Como um virtuose na arte do pensamento desejoso, Marx soube como ninguém transformar tudo aquilo que ele próprio sonhava para o futuro da humanidade em prognósticos "científicos" movidos a leis históricas inexoráveis. Era isso ou barbárie.
O interesse dessa breve galeria de exemplos -muitos outros poderiam ser lembrados- não é meramente historiográfico.
O que ocorreu no bojo da "dupla revolução" revela de forma contundente o que tende a acontecer com a formação de crenças em épocas, como a nossa, de acelerada mudança. Ao examinar boa parte do que vem sendo dito e escrito hoje em dia sobre a chamada globalização, duas coisas me chamam a atenção.
A primeira é o tom categórico -profético ou pretensamente científico- dos prognósticos. Por mais incertas que sejam (ou precisamente por causa disso), as visões de futuro nos são vendidas como se fossem certezas mais rijas que as cerdas do javali.
Poucos autores se dão ao trabalho de explicitar as premissas e condições em que assentam as previsões que fazem. Mais raro ainda é aquele que se permite levantar qualquer tipo de dúvida sobre os resultados altamente especulativos de sua prospecção.
O tom dominante é o do profeta inspirado ou do cientista neutro que decifrou o hieróglifo do futuro e agora oferece à opinião pública ignara a dádiva de sua presciência.
A segunda coisa que salta aos olhos é a forte tendência à polarização de expectativas.
Assim como um macroambiente estável e sedimentado favorece a convergência de visões sobre o amanhã, é natural que um mundo em vertiginosa mudança -tecnológica, econômica e geopolítica- provoque uma assombrosa dispersão de crenças sobre o que o futuro nos reserva.
O fato é que à medida que o futuro se torna menos previsível e mais aberto, maior também parece ser a propensão a preenchê-lo com as cores dos nossos desejos e ânimos primários.

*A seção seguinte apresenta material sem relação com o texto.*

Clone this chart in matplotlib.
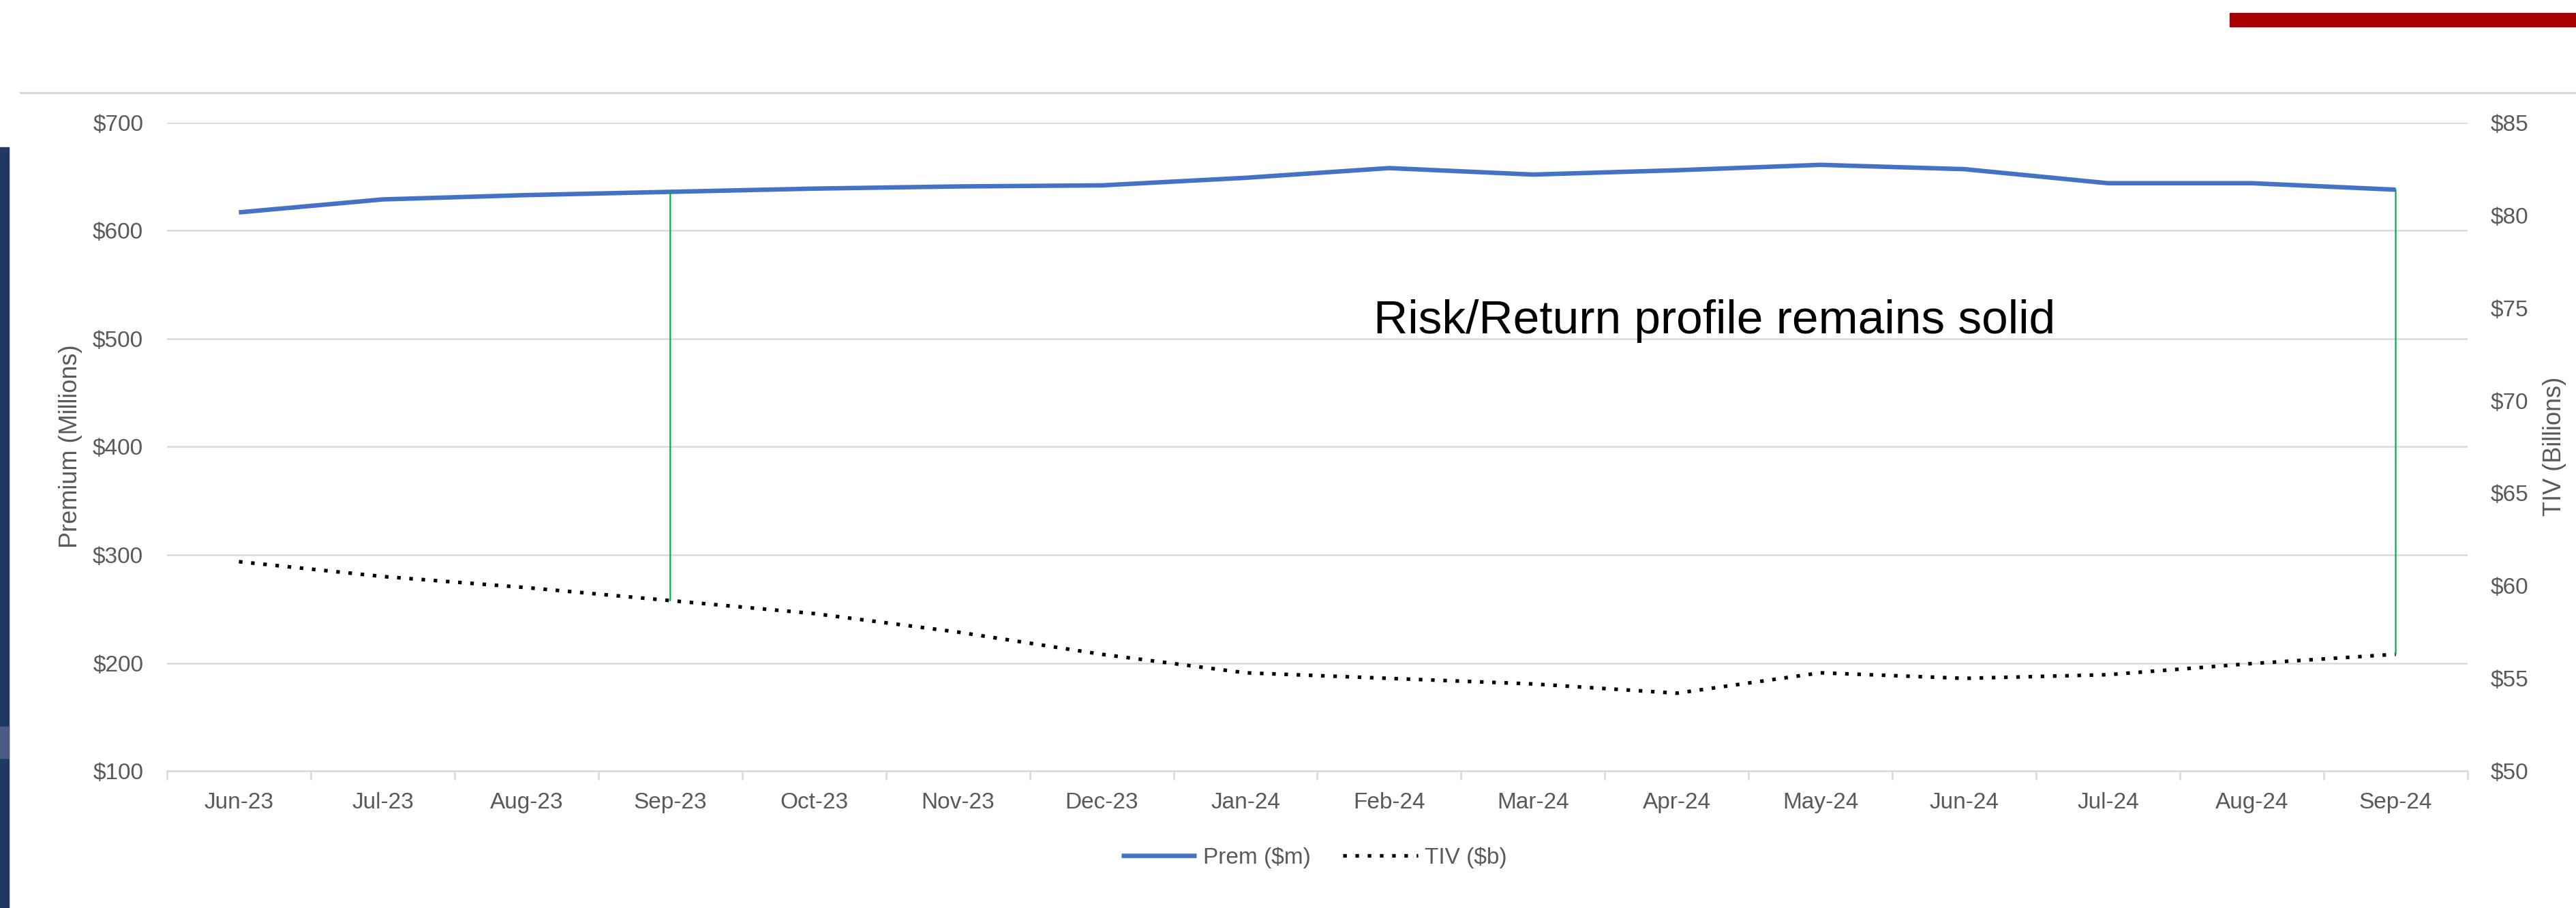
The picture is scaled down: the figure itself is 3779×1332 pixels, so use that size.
import numpy as np
import matplotlib.pyplot as plt
from matplotlib.patches import Rectangle, ConnectionPatch
from matplotlib.lines import Line2D
from matplotlib.ticker import FuncFormatter

plt.rcParams['font.family'] = ['Liberation Sans', 'DejaVu Sans']

# Données mensuelles
months = ['Jun-23', 'Jul-23', 'Aug-23', 'Sep-23', 'Oct-23', 'Nov-23', 'Dec-23', 'Jan-24',
          'Feb-24', 'Mar-24', 'Apr-24', 'May-24', 'Jun-24', 'Jul-24', 'Aug-24', 'Sep-24']
prem = [617, 629, 633, 636, 639, 641, 642, 649, 658, 652, 656, 661, 657, 644, 644, 638]  # $m
tiv = [61.3, 60.5, 59.9, 59.2, 58.5, 57.5, 56.3, 55.3, 55.0, 54.7, 54.2, 55.3, 55.0, 55.2, 55.8, 56.3]  # $b
highlight = ['Sep-23', 'Sep-24']

grey_txt = '#595959'
grid_col = '#D9D9D9'

W, H = 3780, 1332
fig = plt.figure(figsize=(W / 100, H / 100), dpi=100)
ax = fig.add_axes([245 / W, 1 - 1131 / H, (3620 - 245) / W, (1131 - 180) / H])
ax2 = ax.twinx()

x = np.arange(len(months))
l1, = ax.plot(x, prem, color='#4472C4', lw=4.7, solid_capstyle='butt', zorder=3, label='Prem ($m)')
l2, = ax2.plot(x, tiv, color='black', lw=3.8, dashes=(1, 2.4), dash_capstyle='butt', label='TIV ($b)')

# axes
ax.set_xlim(-0.5, len(months) - 0.5)
ax.set_ylim(100, 700)
ax2.set_ylim(50, 85)
ax.set_yticks(range(100, 701, 100))
ax2.set_yticks(range(50, 86, 5))
fmt = FuncFormatter(lambda v, p: '${:.0f}'.format(v))
ax.yaxis.set_major_formatter(fmt)
ax2.yaxis.set_major_formatter(fmt)

ax.set_xticks(x)
ax.set_xticklabels(months)
ax.set_xticks(np.arange(-0.5, len(months), 1), minor=True)
ax.tick_params(axis='x', which='major', length=0, pad=22, labelsize=24, labelcolor=grey_txt)
ax.tick_params(axis='x', which='minor', length=9, width=1.8, color=grid_col)
ax.tick_params(axis='y', length=0, pad=25, labelsize=24, labelcolor=grey_txt)
ax2.tick_params(axis='y', length=0, pad=24, labelsize=24, labelcolor=grey_txt)

ax.yaxis.grid(True, color=grid_col, lw=1.8)
ax.set_axisbelow(True)
for s in ['top', 'left', 'right']:
    ax.spines[s].set_visible(False)
    ax2.spines[s].set_visible(False)
ax2.spines['bottom'].set_visible(False)
ax.spines['bottom'].set_color(grid_col)
ax.spines['bottom'].set_linewidth(1.8)

fig.text(104 / W, 1 - 655 / H, 'Premium (Millions)', rotation=90, ha='center', va='center',
         fontsize=26, color=grey_txt)
fig.text(3748 / W, 1 - 655 / H, 'TIV (Billions)', rotation=90, ha='center', va='center',
         fontsize=26, color=grey_txt)

# traits verts entre les deux séries
for m in highlight:
    i = months.index(m)
    cp = ConnectionPatch(xyA=(i, prem[i]), coordsA=ax.transData, xyB=(i, tiv[i]), coordsB=ax2.transData,
                         color='#00B050', lw=1.6, zorder=2)
    fig.add_artist(cp)

fig.text(2515 / W, 1 - 489 / H, 'Risk/Return profile remains solid', ha='center', va='baseline',
         fontsize=50, color='black')

fig.legend([l1, l2], ['Prem ($m)', 'TIV ($b)'], loc='center', bbox_to_anchor=(0.51, 1 - 1258 / H),
           ncol=2, frameon=False, fontsize=24, labelcolor=grey_txt, handlelength=3.3,
           handletextpad=0.3, columnspacing=1.4)

# décor de la diapo
fig.add_artist(Line2D([30 / W, 1], [1 - 136 / H] * 2, color=grid_col, lw=2.2))
fig.add_artist(Rectangle((3271 / W, 1 - 39 / H), (W - 3271) / W, 20 / H, color='#A50002',
                         transform=fig.transFigure))
fig.add_artist(Rectangle((0, 0), 13 / W, (H - 216) / H, color='#1F3864', transform=fig.transFigure))
fig.add_artist(Rectangle((0, 1 - 1112 / H), 13 / W, 46 / H, color='#4B5B82', transform=fig.transFigure))

fig.savefig('out.png', dpi=100)
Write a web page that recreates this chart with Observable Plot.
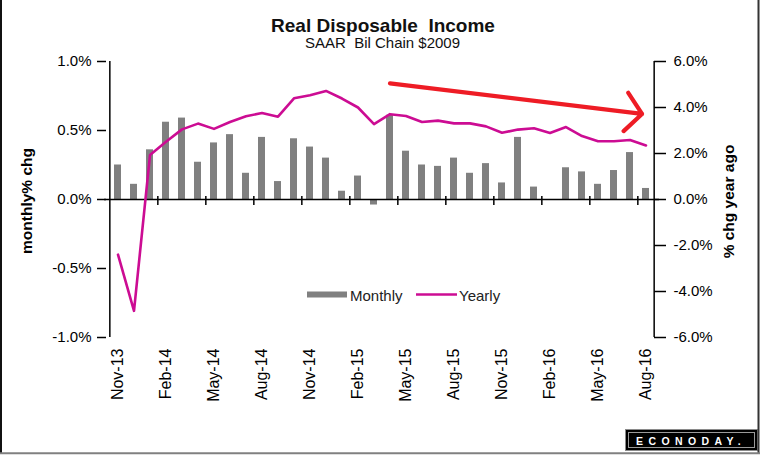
<!DOCTYPE html>
<html>
<head>
<meta charset="utf-8">
<script src="https://cdn.jsdelivr.net/npm/d3@7"></script>
<script src="https://cdn.jsdelivr.net/npm/@observablehq/plot@0.6"></script>
<style>
  html, body { margin: 0; padding: 0; background: #fff; }
  #wrap { position: relative; width: 762px; height: 457px; overflow: hidden; font-family: "Liberation Sans", Arial, sans-serif; }
  #wrap > svg { position: absolute; left: 0; top: 0; }
  #overlay { pointer-events: none; }
  #overlay text { white-space: pre; }
</style>
</head>
<body>
<div id="wrap"></div>
<script>
// ---- data ----
const months = ["Nov-13","Dec-13","Jan-14","Feb-14","Mar-14","Apr-14","May-14","Jun-14","Jul-14","Aug-14","Sep-14","Oct-14",
  "Nov-14","Dec-14","Jan-15","Feb-15","Mar-15","Apr-15","May-15","Jun-15","Jul-15","Aug-15","Sep-15","Oct-15",
  "Nov-15","Dec-15","Jan-16","Feb-16","Mar-16","Apr-16","May-16","Jun-16","Jul-16","Aug-16"];
const monthly = [0.25,0.11,0.36,0.56,0.59,0.27,0.41,0.47,0.19,0.45,0.13,0.44,
  0.38,0.30,0.06,0.17,-0.04,0.61,0.35,0.25,0.24,0.30,0.19,0.26,
  0.12,0.45,0.09,0.00,0.23,0.20,0.11,0.21,0.34,0.08];
const yearly = [-2.40,-4.84,1.93,2.51,3.05,3.30,3.07,3.37,3.62,3.76,3.60,4.40,
  4.53,4.72,4.39,4.00,3.28,3.71,3.63,3.37,3.43,3.31,3.31,3.18,
  2.90,3.04,3.10,2.89,3.15,2.76,2.53,2.53,2.59,2.35];
const labelMonths = ["Nov-13","Feb-14","May-14","Aug-14","Nov-14","Feb-15","May-15","Aug-15","Nov-15","Feb-16","May-16","Aug-16"];
const leftTicks = [-1.0, -0.5, 0.0, 0.5, 1.0];
const rightTicks = [-6, -4, -2, 0, 2, 4, 6];
const rightMax = 6;            // right axis spans -6% .. 6%
const trendFrom = "Apr-15", trendTo = "Aug-16";
const trendValues = [5.05, 3.70]; // hand-drawn arrow, in right-axis % units

// ---- layout ----
const W = 762, H = 457;
const mL = 104, mR = 103, mT = 61, mB = 120;
const step = (W - mL - mR) / months.length;

const data = months.map((m, i) => ({month: m, monthly: monthly[i], yearly: yearly[i]}));
const boundaryMonths = labelMonths.slice(1);
const trend = [{x1: trendFrom, x2: trendTo, y1: trendValues[0] / rightMax, y2: trendValues[1] / rightMax}];

const BAR = "#808080", LINE = "#cc0c93", RED = "#ee1c25";

const chart = Plot.plot({
  width: W, height: H,
  marginLeft: mL, marginRight: mR, marginTop: mT, marginBottom: mB,
  style: {fontFamily: "'Liberation Sans', Arial, sans-serif", fontSize: "15px", color: "#000", background: "transparent", overflow: "visible"},
  x: {type: "band", domain: months, paddingInner: 0.55, paddingOuter: 0.275, align: 0.5, axis: null},
  y: {domain: [-1, 1], axis: null},
  marks: [
    Plot.barY(data, {x: "month", y: "monthly", fill: BAR}),
    Plot.ruleY([0], {stroke: "#000", strokeWidth: 1.5}),
    Plot.ruleX(boundaryMonths, {x: d => d, y1: 0, y2: 0, insetTop: -3, insetBottom: -6, dx: -step / 2, stroke: "#000", strokeWidth: 1.5}),
    Plot.ruleX([months[0]], {x: d => d, y1: -1, y2: 1, dx: -step / 2, stroke: "#000", strokeWidth: 1.5}),
    Plot.ruleX([months[months.length - 1]], {x: d => d, y1: -1, y2: 1, dx: step / 2, stroke: "#000", strokeWidth: 1.5}),
    Plot.axisY({anchor: "left", ticks: leftTicks, tickSize: 9, dx: 2, tickPadding: 6,
      tickFormat: d => d.toFixed(1) + "%", strokeWidth: 1.5, fill: "#000", label: null}),
    Plot.axisY({anchor: "right", ticks: rightTicks.map(v => v / rightMax), tickSize: 12, dx: -6, tickPadding: 8,
      tickFormat: d => (d * rightMax).toFixed(1) + "%", strokeWidth: 1.5, fill: "#000", label: null}),
    Plot.axisX({anchor: "bottom", ticks: labelMonths, tickSize: 0, tickPadding: 11, tickRotate: -90,
      fontSize: 16, fill: "#000", label: null}),
    Plot.lineY(data, {x: "month", y: d => d.yearly / rightMax, stroke: LINE, strokeWidth: 2.6}),
    Plot.arrow(trend, {x1: "x1", y1: "y1", x2: "x2", y2: "y2", stroke: RED, strokeWidth: 4.2,
      headAngle: 100, headLength: 9, insetEnd: 4})
  ]
});
const wrap = document.getElementById("wrap");
wrap.appendChild(chart);

// ---- overlay: titles, axis titles, legend, logo, frame ----
const ns = "http://www.w3.org/2000/svg";
const ov = document.createElementNS(ns, "svg");
ov.setAttribute("id", "overlay");
ov.setAttribute("width", W); ov.setAttribute("height", H);
ov.style.fontFamily = "'Liberation Sans', Arial, sans-serif";
wrap.appendChild(ov);
function el(tag, attrs, text) {
  const e = document.createElementNS(ns, tag);
  for (const k in attrs) e.setAttribute(k, attrs[k]);
  if (text != null) e.textContent = text;
  ov.appendChild(e);
  return e;
}
el("text", {x: 383, y: 31.5, "text-anchor": "middle", "font-size": 19, "font-weight": "bold", fill: "#111"}, "Real Disposable  Income");
el("text", {x: 382.5, y: 48, "text-anchor": "middle", "font-size": 15, fill: "#111"}, "SAAR  Bil Chain $2009");
el("text", {transform: "translate(32,201) rotate(-90)", "text-anchor": "middle", "font-size": 15.5, "font-weight": "bold", fill: "#000"}, "monthly% chg");
el("text", {transform: "translate(734,201.5) rotate(-90)", "text-anchor": "middle", "font-size": 15.5, "font-weight": "bold", fill: "#000"}, "% chg year ago");
// legend
el("rect", {x: 307, y: 291.5, width: 40, height: 6, fill: BAR});
el("text", {x: 350, y: 301, "font-size": 15, fill: "#222"}, "Monthly");
el("line", {x1: 416, x2: 457, y1: 294.5, y2: 294.5, stroke: LINE, "stroke-width": 2.6});
el("text", {x: 459, y: 301, "font-size": 15, fill: "#222"}, "Yearly");
// logo
el("rect", {x: 625.5, y: 429.5, width: 132, height: 21, fill: "#000", stroke: "#8a8a8a", "stroke-width": 1});
el("rect", {x: 628.5, y: 432.5, width: 126, height: 15, fill: "none", stroke: "#9a9a9a", "stroke-width": 1});
el("text", {x: 636, y: 445, "font-size": 10.5, "font-weight": "bold", fill: "#fff", "letter-spacing": 5.4}, "ECONODAY.");
// frame
el("line", {x1: 1, x2: 1, y1: 0, y2: 454, stroke: "#111", "stroke-width": 2});
el("line", {x1: 758.5, x2: 758.5, y1: 0, y2: 454, stroke: "#333", "stroke-width": 2});
el("line", {x1: 0, x2: 760, y1: 453.3, y2: 453.3, stroke: "#808080", "stroke-width": 2});
</script>
</body>
</html>
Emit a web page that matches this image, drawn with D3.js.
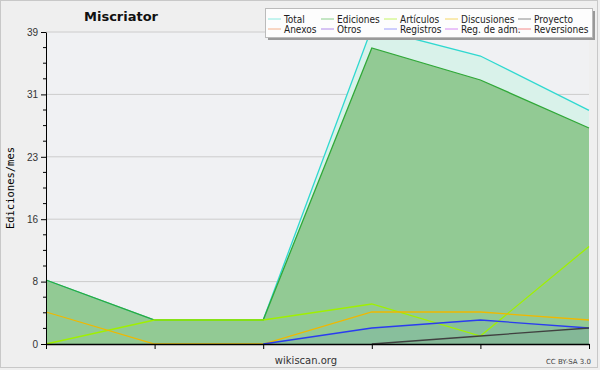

O triunfalismo incontido de um Fukuyama ou de um Jeffrey Sachs, de um lado, e o catastrofismo amargurado de um Baudrillard ou de um Robert Kurz, de outro, são produtos típicos de épocas marcadas pela aceleração do tempo histórico, com toda a carga de ansiedade que isso gera.
A expansão do leque de possibilidades à nossa frente, com o vasto potencial de promessas e ameaças que se abrem, é o aeroporto ideal para a decolagem das nossas maiores esperanças e piores temores.
As miragens e abismos que nos povoam têm sua razão de ser. Uma das poucas certezas confiáveis que podemos ter sobre o futuro é que ele não repetirá o passado. Mas, a julgar pela capacidade de predição dos melhores cérebros do passado, é muito provável que os historiadores de idéias do futuro terão enorme dificuldade em compreender como chegamos a visualizar e a dar crédito ao que acreditamos.